David Singleton

Indonesia
- Position: Head coach

Personal information
- Born: 3 January 1988 (age 38) San Francisco, California, U.S.

Career information
- High school: Salesian (Richmond, California)

Career history

Coaching
- 2014–2015: Salesian Prep (assistant)
- 2015–2016: Nelson Giants (assistant)
- 2016: Cantho Catfish
- 2017–2019: Saigon Heat
- 2020: Pacific Caesar
- 2021: Bima Perkasa Jogja
- 2021: Fraser Valley Bandits
- 2022–2025: Prawira Bandung
- 2025–2026: Pelita Jaya Jakarta
- 2025–present: Indonesia

Career highlights
- As head coach: IBL champion (2023); 5× IBL All-Star Game head coach (2022- 2026); 4× IBL Coach of the Year (2021-2024); VBA champion (2019);

= David Singleton (basketball) =

American basketball coach (born 1988)

David "Dave" Reynard Singleton (born January 3, 1988), is an American basketball coach who is the head coach of Indonesia national team. Dave won the IBL Coach of the Year award three times in a row, the first in IBL history. In the 2023 IBL season he won the championship with Prawira since their last title in 1998.

==Personal life==

Dave grew up in Oakland, California, gained his competitive spirit and love for sports from his family. His older brother, Steve, once played for the Minnesota Twins in the Major League Baseball.

He used to be an American football athlete at his college, Tiffin University.

==Coaching career==

===(2014–2015)===

His first coaching job was an assistant coach at his former school, Salesian College Preparatory, at Richmond, California, in 2014. A year later, Dave was offered to coach in the New Zealand League.

===(2015–2016)===

Tim Fanning, his neighbor and brother's colleague, trained Nelson Giants for the 2015–2016 season. Dave was invited to become an assistant coach, and he accepted the new challenge.

===(2016, 2017–2019)===

With Fanning's help, Dave made connections in Vietnam. His career skyrocketed in the VBA, in his last year, in the 2019 season he won the championship with the Saigon Heat.

===(2020, 2021)===

His career skyrocketed in Vietnam, then caught the attention of IBL clubs, during his time with Pacific Caesar and Bima Perkasa Jogja is where he won his first IBL Coach of the Year award.

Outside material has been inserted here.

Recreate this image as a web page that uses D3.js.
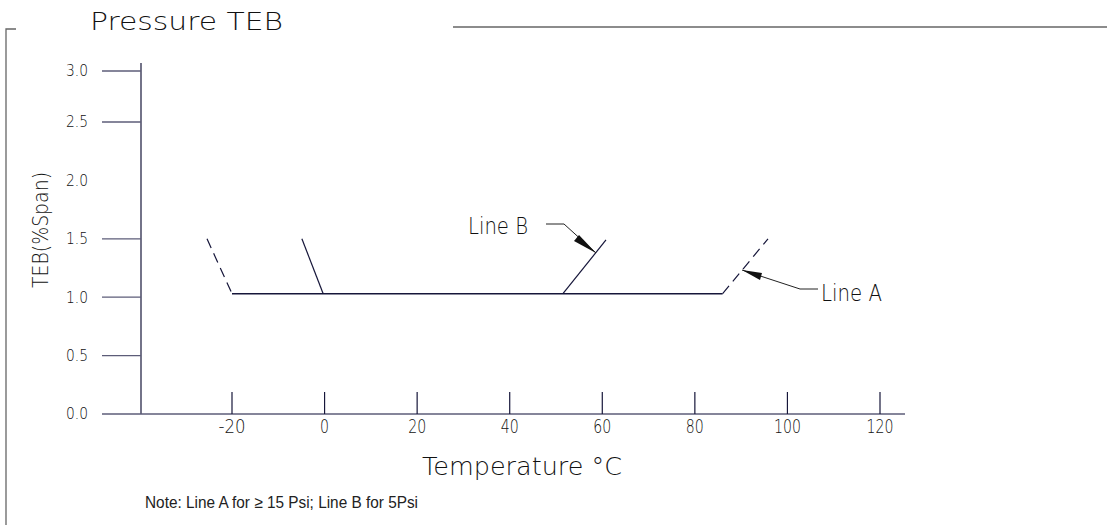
<!DOCTYPE html>
<html><head><meta charset="utf-8">
<script src="https://cdn.jsdelivr.net/npm/d3@7"></script>
<style>body{margin:0;background:#fff}svg{display:block}</style>
</head><body>
<svg id="c" width="1107" height="525"></svg>
<script>
// ---- data ----
const xTicks = [-20, 0, 20, 40, 60, 80, 100, 120];
const yTicks = [0.0, 0.5, 1.0, 1.5, 2.0, 2.5, 3.0];
const yTickMarks = [0.0, 0.5, 1.0, 1.5, 2.5, 3.0];
const baseline = [[-20, 1.03], [86, 1.03]];
const lineALeft = [[-25.4, 1.5], [-20, 1.03]];
const lineARight = [[86, 1.03], [95.8, 1.5]];
const lineBLeft = [[-4.9, 1.5], [-0.3, 1.03]];
const lineBRight = [[51.5, 1.03], [60.8, 1.49]];
const title = "Pressure TEB";
const xTitle = "Temperature °C";
const yTitle = "TEB(%Span)";
const note = "Note: Line A for ≥ 15 Psi; Line B for 5Psi";

const svg = d3.select("#c");
const cad = "'DejaVu Sans', sans-serif";
const x = d3.scaleLinear().domain([-20, 120]).range([232, 880]);
const y = d3.scaleLinear().domain([0, 2.5, 3.0]).range([414, 122, 71]);
const axisCol = "#5c5c78", lineCol = "#16163a";

// frame
svg.append("path").attr("d", "M16,29H6V525").attr("fill", "none").attr("stroke", "#666").attr("stroke-width", 1.3);
svg.append("line").attr("x1", 453).attr("x2", 1107).attr("y1", 27).attr("y2", 27).attr("stroke", "#666").attr("stroke-width", 1.5);

svg.append("text").attr("x", 90).attr("y", 30).attr("font-family", cad).attr("font-weight", 200)
  .attr("font-size", 24).attr("textLength", 193).attr("lengthAdjust", "spacingAndGlyphs").attr("fill", "#111").text(title);

// axes lines
svg.append("line").attr("x1", 141).attr("x2", 141).attr("y1", 63).attr("y2", y(0)).attr("stroke", lineCol).attr("stroke-width", 1.2);
svg.append("line").attr("x1", 141).attr("x2", 905).attr("y1", y(0)).attr("y2", y(0)).attr("stroke", axisCol).attr("stroke-width", 1.5);

// y ticks
svg.selectAll(".yt").data(yTickMarks).join("line").attr("x1", 102).attr("x2", 141)
  .attr("y1", d => y(d)).attr("y2", d => y(d)).attr("stroke", axisCol).attr("stroke-width", 1.3);
svg.selectAll(".yl").data(yTicks).join("text").attr("x", 88).attr("y", d => y(d)).attr("dy", "0.36em")
  .attr("text-anchor", "end").attr("font-family", cad).attr("font-weight", 200).attr("font-size", 15)
  .attr("textLength", 22).attr("lengthAdjust", "spacingAndGlyphs").attr("fill", "#111").text(d => d.toFixed(1));

// x ticks
svg.selectAll(".xt").data(xTicks).join("line").attr("x1", d => x(d)).attr("x2", d => x(d))
  .attr("y1", 392).attr("y2", y(0)).attr("stroke", lineCol).attr("stroke-width", 1.2);
svg.selectAll(".xl").data(xTicks).join("text").attr("x", d => x(d)).attr("y", 433)
  .attr("text-anchor", "middle").attr("font-family", cad).attr("font-weight", 200).attr("font-size", 20)
  .attr("textLength", d => String(d).length * 9).attr("lengthAdjust", "spacingAndGlyphs").attr("fill", "#111").text(d => String(d));

// titles
svg.append("text").attr("x", 522).attr("y", 475).attr("text-anchor", "middle").attr("font-family", cad).attr("font-weight", 200)
  .attr("font-size", 25).attr("textLength", 200).attr("lengthAdjust", "spacingAndGlyphs").attr("fill", "#111").text(xTitle);
svg.append("text").attr("transform", "translate(48,230) rotate(-90)").attr("text-anchor", "middle").attr("font-family", cad).attr("font-weight", 200)
  .attr("font-size", 22).attr("textLength", 116).attr("lengthAdjust", "spacingAndGlyphs").attr("fill", "#111").text(yTitle);

// data lines
const gen = d3.line().x(d => x(d[0])).y(d => y(d[1]));
svg.append("path").attr("d", gen(baseline)).attr("fill", "none").attr("stroke", lineCol).attr("stroke-width", 1.4);
[lineALeft, lineARight].forEach(p => svg.append("path").attr("d", gen(p)).attr("fill", "none")
  .attr("stroke", lineCol).attr("stroke-width", 1.2).attr("stroke-dasharray", "10,6"));
[lineBLeft, lineBRight].forEach(p => svg.append("path").attr("d", gen(p)).attr("fill", "none")
  .attr("stroke", lineCol).attr("stroke-width", 1.2));

// Line B callout
svg.append("text").attr("x", 468).attr("y", 234).attr("font-family", cad).attr("font-weight", 200).attr("font-size", 23)
  .attr("textLength", 60).attr("lengthAdjust", "spacingAndGlyphs").attr("fill", "#111").text("Line B");
svg.append("path").attr("d", "M546,224H564L596,253").attr("fill", "none").attr("stroke", "#222").attr("stroke-width", 1);
svg.append("path").attr("d", "M596,253L574,241L579,235Z").attr("fill", "#111");

// Line A callout
svg.append("text").attr("x", 821).attr("y", 301).attr("font-family", cad).attr("font-weight", 200).attr("font-size", 23)
  .attr("textLength", 61).attr("lengthAdjust", "spacingAndGlyphs").attr("fill", "#111").text("Line A");
svg.append("path").attr("d", "M818,289H800L742,270").attr("fill", "none").attr("stroke", "#222").attr("stroke-width", 1);
svg.append("path").attr("d", "M742,270L762,273L760,280Z").attr("fill", "#111");

// note
svg.append("text").attr("x", 145).attr("y", 508).attr("font-family", "'Liberation Sans', Arial, sans-serif")
  .attr("font-size", 16.5).attr("textLength", 273).attr("lengthAdjust", "spacingAndGlyphs").attr("fill", "#222").text(note);
</script>
</body></html>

Dave briefly was the head coach of CEBL side, Fraser Valley Bandits.

===(2022–present)===

In 2022, Dave joined Prawira Bandung and immediately in his second year he made an impact, winning the championship, the last time a Bandung representative won the league since 1998.

===(2025-present)===

On April 21, 2025, surprising news as Dave is selected as the head coach for the Indonesia national team for preparation of the 2025 SEA Games and the 2026 Asian Games.